--- start Dataset section ---

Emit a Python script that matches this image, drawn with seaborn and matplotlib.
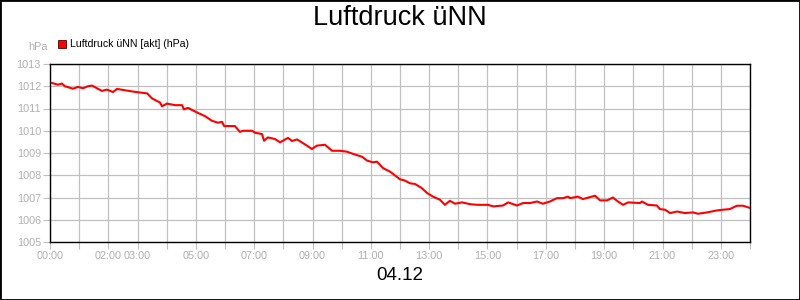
import matplotlib
matplotlib.use("Agg")
import matplotlib.pyplot as plt
import seaborn as sns
import pandas as pd
from matplotlib.patches import Rectangle
from matplotlib.ticker import FixedLocator, FixedFormatter

# ---- data (hours since 00:00, hPa) ----
hours = [0.06, 0.27, 0.41, 0.51, 0.79, 0.96, 1.13, 1.30, 1.44, 1.78, 1.95, 2.16, 2.30, 2.57,
         2.85, 3.02, 3.33, 3.50, 3.77, 3.84, 4.01, 4.29, 4.53, 4.59, 4.73, 5.04, 5.31, 5.55,
         5.76, 5.90, 5.97, 6.07, 6.34, 6.51, 6.62, 6.93, 7.03, 7.27, 7.34, 7.47, 7.71, 7.89,
         8.16, 8.30, 8.47, 8.74, 8.98, 9.15, 9.43, 9.67, 9.94, 10.18, 10.39, 10.70, 10.87,
         11.07, 11.21, 11.42, 11.66, 12.00, 12.17, 12.34, 12.51, 12.75, 12.93, 13.13, 13.37,
         13.54, 13.71, 13.89, 14.13, 14.40, 14.67, 15.02, 15.19, 15.53, 15.71, 16.01, 16.22,
         16.46, 16.70, 16.90, 17.14, 17.38, 17.59, 17.76, 17.83, 18.10, 18.27, 18.69, 18.86,
         19.10, 19.30, 19.47, 19.65, 19.82, 20.23, 20.30, 20.50, 20.81, 20.91, 21.09, 21.26,
         21.50, 21.77, 22.05, 22.22, 22.53, 22.87, 23.07, 23.31, 23.55, 23.76, 24.00]
pressure = [1012.15, 1012.07, 1012.12, 1012.00, 1011.89, 1011.97, 1011.91, 1012.00, 1012.03,
            1011.79, 1011.85, 1011.74, 1011.88, 1011.82, 1011.76, 1011.73, 1011.68, 1011.45,
            1011.27, 1011.10, 1011.22, 1011.15, 1011.15, 1010.96, 1011.03, 1010.82, 1010.66,
            1010.45, 1010.36, 1010.40, 1010.21, 1010.21, 1010.21, 1009.95, 1010.00, 1010.00,
            1009.91, 1009.85, 1009.55, 1009.70, 1009.63, 1009.48, 1009.68, 1009.54, 1009.61,
            1009.39, 1009.18, 1009.33, 1009.37, 1009.10, 1009.10, 1009.06, 1008.96, 1008.83,
            1008.66, 1008.58, 1008.61, 1008.32, 1008.16, 1007.82, 1007.76, 1007.64, 1007.61,
            1007.42, 1007.20, 1007.04, 1006.90, 1006.67, 1006.85, 1006.72, 1006.78, 1006.70,
            1006.67, 1006.67, 1006.60, 1006.64, 1006.78, 1006.64, 1006.75, 1006.75, 1006.82,
            1006.72, 1006.82, 1006.97, 1006.97, 1007.04, 1006.97, 1007.04, 1006.93, 1007.08,
            1006.87, 1006.87, 1007.00, 1006.82, 1006.67, 1006.78, 1006.75, 1006.82, 1006.67,
            1006.64, 1006.48, 1006.45, 1006.30, 1006.37, 1006.30, 1006.33, 1006.27, 1006.33,
            1006.42, 1006.45, 1006.48, 1006.63, 1006.63, 1006.53]

x_tick_hours = list(range(0, 25))
x_label_hours = [0, 2, 3, 5, 7, 9, 11, 13, 15, 17, 19, 21, 23]
y_ticks = [1005, 1006, 1007, 1008, 1009, 1010, 1011, 1012, 1013]

title = "Luftdruck üNN"
series_name = "Luftdruck üNN [akt] (hPa)"
unit = "hPa"
date_label = "04.12"

df = pd.DataFrame({"hour": hours, "value": pressure})

sns.set_style("white")
plt.rcParams["font.family"] = ["Liberation Sans", "DejaVu Sans"]

fig = plt.figure(figsize=(8, 3), dpi=100)
ax = fig.add_axes([50 / 800, 1 - 242 / 300, 700 / 800, 178 / 300])

grid_c = "#c0c0c0"
label_c = "#b0b0b0"

sns.lineplot(data=df, x="hour", y="value", ax=ax, color="#ff0000", linewidth=1.5,
             legend=False, zorder=3)

ax.set_xlim(0, 24)
ax.set_ylim(1005, 1013)
ax.xaxis.set_major_locator(FixedLocator(x_tick_hours))
ax.xaxis.set_major_formatter(FixedFormatter(
    [f"{h:02d}:00" if h in x_label_hours else "" for h in x_tick_hours]))
ax.yaxis.set_major_locator(FixedLocator(y_ticks))
ax.yaxis.set_major_formatter(FixedFormatter([str(v) for v in y_ticks]))

ax.grid(True, color=grid_c, linewidth=0.9)
ax.set_axisbelow(True)
ax.tick_params(axis="both", which="major", direction="out", length=5, width=0.8,
               color=grid_c, labelcolor=label_c, labelsize=7.8, pad=1.5,
               left=True, bottom=True)
for s in ax.spines.values():
    s.set_visible(True)
    s.set_color("black")
    s.set_linewidth(1.0)
ax.set_xlabel("")
ax.set_ylabel("")

fig.text(0.5, 1 - 18 / 300, title, ha="center", va="center", fontsize=19.5, color="black")
fig.text(0.5, 1 - 275 / 300, date_label, ha="center", va="center", fontsize=13.5, color="black")
fig.text(48 / 800, 1 - 47 / 300, unit, ha="right", va="center", fontsize=7.8, color=label_c)

fig.patches.append(Rectangle((58 / 800, 1 - 48 / 300), 8 / 800, 8 / 300,
                             transform=fig.transFigure, facecolor="#ff0000",
                             edgecolor="#550000", linewidth=0.6))
fig.text(70 / 800, 1 - 44 / 300, series_name, ha="left", va="center", fontsize=7.6, color="black")

fig.patches.append(Rectangle((0, 0), 1, 1, transform=fig.transFigure, fill=False,
                             edgecolor="black", linewidth=2.0))

fig.savefig("out.png", dpi=100)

--- end Dataset section ---

-- Exercise task --
Repeat the material verbatim. Do not carry over any picture.

-- Result of this task --
Emit a Python script that matches this image, drawn with seaborn and matplotlib.
import matplotlib
matplotlib.use("Agg")
import matplotlib.pyplot as plt
import seaborn as sns
import pandas as pd
from matplotlib.patches import Rectangle
from matplotlib.ticker import FixedLocator, FixedFormatter

# ---- data (hours since 00:00, hPa) ----
hours = [0.06, 0.27, 0.41, 0.51, 0.79, 0.96, 1.13, 1.30, 1.44, 1.78, 1.95, 2.16, 2.30, 2.57,
         2.85, 3.02, 3.33, 3.50, 3.77, 3.84, 4.01, 4.29, 4.53, 4.59, 4.73, 5.04, 5.31, 5.55,
         5.76, 5.90, 5.97, 6.07, 6.34, 6.51, 6.62, 6.93, 7.03, 7.27, 7.34, 7.47, 7.71, 7.89,
         8.16, 8.30, 8.47, 8.74, 8.98, 9.15, 9.43, 9.67, 9.94, 10.18, 10.39, 10.70, 10.87,
         11.07, 11.21, 11.42, 11.66, 12.00, 12.17, 12.34, 12.51, 12.75, 12.93, 13.13, 13.37,
         13.54, 13.71, 13.89, 14.13, 14.40, 14.67, 15.02, 15.19, 15.53, 15.71, 16.01, 16.22,
         16.46, 16.70, 16.90, 17.14, 17.38, 17.59, 17.76, 17.83, 18.10, 18.27, 18.69, 18.86,
         19.10, 19.30, 19.47, 19.65, 19.82, 20.23, 20.30, 20.50, 20.81, 20.91, 21.09, 21.26,
         21.50, 21.77, 22.05, 22.22, 22.53, 22.87, 23.07, 23.31, 23.55, 23.76, 24.00]
pressure = [1012.15, 1012.07, 1012.12, 1012.00, 1011.89, 1011.97, 1011.91, 1012.00, 1012.03,
            1011.79, 1011.85, 1011.74, 1011.88, 1011.82, 1011.76, 1011.73, 1011.68, 1011.45,
            1011.27, 1011.10, 1011.22, 1011.15, 1011.15, 1010.96, 1011.03, 1010.82, 1010.66,
            1010.45, 1010.36, 1010.40, 1010.21, 1010.21, 1010.21, 1009.95, 1010.00, 1010.00,
            1009.91, 1009.85, 1009.55, 1009.70, 1009.63, 1009.48, 1009.68, 1009.54, 1009.61,
            1009.39, 1009.18, 1009.33, 1009.37, 1009.10, 1009.10, 1009.06, 1008.96, 1008.83,
            1008.66, 1008.58, 1008.61, 1008.32, 1008.16, 1007.82, 1007.76, 1007.64, 1007.61,
            1007.42, 1007.20, 1007.04, 1006.90, 1006.67, 1006.85, 1006.72, 1006.78, 1006.70,
            1006.67, 1006.67, 1006.60, 1006.64, 1006.78, 1006.64, 1006.75, 1006.75, 1006.82,
            1006.72, 1006.82, 1006.97, 1006.97, 1007.04, 1006.97, 1007.04, 1006.93, 1007.08,
            1006.87, 1006.87, 1007.00, 1006.82, 1006.67, 1006.78, 1006.75, 1006.82, 1006.67,
            1006.64, 1006.48, 1006.45, 1006.30, 1006.37, 1006.30, 1006.33, 1006.27, 1006.33,
            1006.42, 1006.45, 1006.48, 1006.63, 1006.63, 1006.53]

x_tick_hours = list(range(0, 25))
x_label_hours = [0, 2, 3, 5, 7, 9, 11, 13, 15, 17, 19, 21, 23]
y_ticks = [1005, 1006, 1007, 1008, 1009, 1010, 1011, 1012, 1013]

title = "Luftdruck üNN"
series_name = "Luftdruck üNN [akt] (hPa)"
unit = "hPa"
date_label = "04.12"

df = pd.DataFrame({"hour": hours, "value": pressure})

sns.set_style("white")
plt.rcParams["font.family"] = ["Liberation Sans", "DejaVu Sans"]

fig = plt.figure(figsize=(8, 3), dpi=100)
ax = fig.add_axes([50 / 800, 1 - 242 / 300, 700 / 800, 178 / 300])

grid_c = "#c0c0c0"
label_c = "#b0b0b0"

sns.lineplot(data=df, x="hour", y="value", ax=ax, color="#ff0000", linewidth=1.5,
             legend=False, zorder=3)

ax.set_xlim(0, 24)
ax.set_ylim(1005, 1013)
ax.xaxis.set_major_locator(FixedLocator(x_tick_hours))
ax.xaxis.set_major_formatter(FixedFormatter(
    [f"{h:02d}:00" if h in x_label_hours else "" for h in x_tick_hours]))
ax.yaxis.set_major_locator(FixedLocator(y_ticks))
ax.yaxis.set_major_formatter(FixedFormatter([str(v) for v in y_ticks]))

ax.grid(True, color=grid_c, linewidth=0.9)
ax.set_axisbelow(True)
ax.tick_params(axis="both", which="major", direction="out", length=5, width=0.8,
               color=grid_c, labelcolor=label_c, labelsize=7.8, pad=1.5,
               left=True, bottom=True)
for s in ax.spines.values():
    s.set_visible(True)
    s.set_color("black")
    s.set_linewidth(1.0)
ax.set_xlabel("")
ax.set_ylabel("")

fig.text(0.5, 1 - 18 / 300, title, ha="center", va="center", fontsize=19.5, color="black")
fig.text(0.5, 1 - 275 / 300, date_label, ha="center", va="center", fontsize=13.5, color="black")
fig.text(48 / 800, 1 - 47 / 300, unit, ha="right", va="center", fontsize=7.8, color=label_c)

fig.patches.append(Rectangle((58 / 800, 1 - 48 / 300), 8 / 800, 8 / 300,
                             transform=fig.transFigure, facecolor="#ff0000",
                             edgecolor="#550000", linewidth=0.6))
fig.text(70 / 800, 1 - 44 / 300, series_name, ha="left", va="center", fontsize=7.6, color="black")

fig.patches.append(Rectangle((0, 0), 1, 1, transform=fig.transFigure, fill=False,
                             edgecolor="black", linewidth=2.0))

fig.savefig("out.png", dpi=100)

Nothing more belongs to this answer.